An error in the code, they said, had led it to spread to an engineer’s computer when it was hooked up to the centrifuges. When the engineer left Natanz and connected the computer to the Internet, the American- and Israeli-made bug failed to recognize that its environment had changed. It began replicating itself all around the world. Suddenly, the code was exposed, though its intent would not be clear, at least to ordinary computer users.
“We think there was a modification done by the Israelis,” one of the briefers told the president, “and we don’t know if we were part of that activity.”
Mr. Obama, according to officials in the room, asked a series of questions, fearful that the code could do damage outside the plant. The answers came back in hedged terms. Mr. Biden fumed. “It’s got to be the Israelis,” he said. “They went too far.”
In fact, both the Israelis and the Americans had been aiming for a particular part of the centrifuge plant, a critical area whose loss, they had concluded, would set the Iranians back considerably. It is unclear who introduced the programming error.
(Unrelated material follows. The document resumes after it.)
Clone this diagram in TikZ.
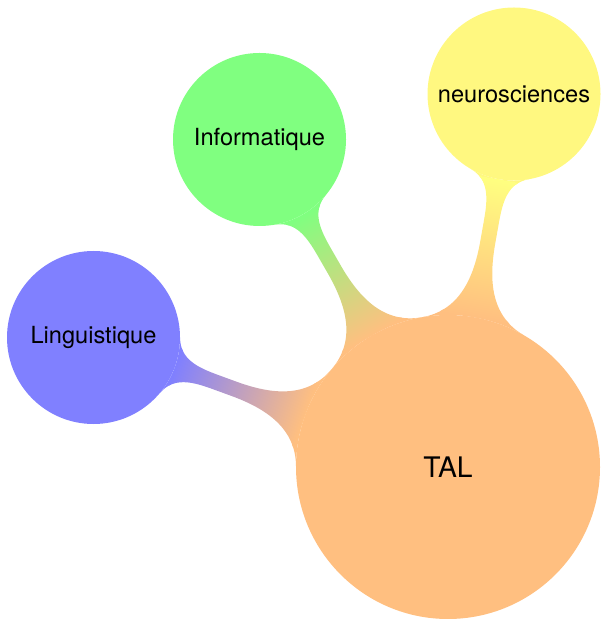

The question facing Mr. Obama was whether the rest of Olympic Games was in jeopardy, now that a variant of the bug was replicating itself “in the wild,” where computer security experts can dissect it and figure out its purpose.
“I don’t think we have enough information,” Mr. Obama told the group that day, according to the officials. But in the meantime, he ordered that the cyberattacks continue. They were his best hope of disrupting the Iranian nuclear program unless economic sanctions began to bite harder and reduced Iran’s oil revenues.
Within a week, another version of the bug brought down just under 1,000 centrifuges. Olympic Games was still on.
A Weapon’s Uncertain Future
American cyberattacks are not limited to Iran, but the focus of attention, as one administration official put it, “has been overwhelmingly on one country.” There is no reason to believe that will remain the case for long. Some officials question why the same techniques have not been used more aggressively against North Korea. Others see chances to disrupt Chinese military plans, forces in Syria on the way to suppress the uprising there, and Qaeda operations around the world. “We’ve considered a lot more attacks than we have gone ahead with,” one former intelligence official said.
Mr. Obama has repeatedly told his aides that there are risks to using — and particularly to overusing — the weapon. In fact, no country’s infrastructure is more dependent on computer systems, and thus more vulnerable to attack, than that of the United States. It is only a matter of time, most experts believe, before it becomes the target of the same kind of weapon that the Americans have used, secretly, against Iran.